I was told I have not truly forgiven someone, because I do not trust the person anymore. I thought we can forgive an offense, but have to work on restoring trust. Sometimes trust can be restored and reconciliation occurs, but other times it does not. I thought it was also possible to forgive someone without ever trusting them again. Is this not true? Please advise.
You show wisdom in making the distinction between forgiving and reconciling.
Forgiveness is a moral virtue that can start as an interior response to the one who acted unjustly. In other words, forgiveness starts with an insight that the other person has inherent worth, as you do. It also eventually can include what the philosopher, Joanna North, calls the “softened heart,” or compassion for the other.

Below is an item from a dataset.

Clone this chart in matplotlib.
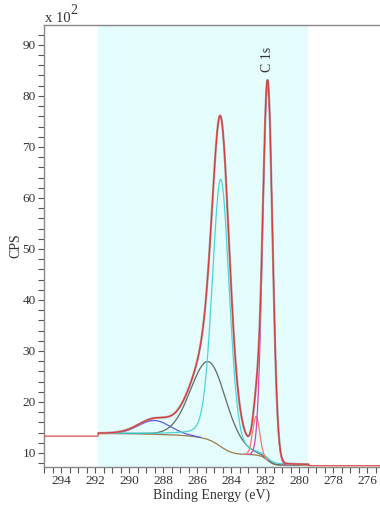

In contrast, reconciliation is a negotiation strategy between two or more people who come together again in mutual trust. One can have the forgiving thoughts and feelings toward the other without interacting with the other person if that person continues to act in a harmful way. A goal of forgiving is to reconcile, but this does not always occur. Reconciliation involves trust, which can be difficult to re-establish unless the other shows what I call “the three R’s” of remorse (inner sorrow), repentance (a verbal expression of that sorry), and when possible recompense (making up for the injustice). These three can help re-establish trust, which usually takes time as the offending ones show a little at a time that they can be trusted by their new actions.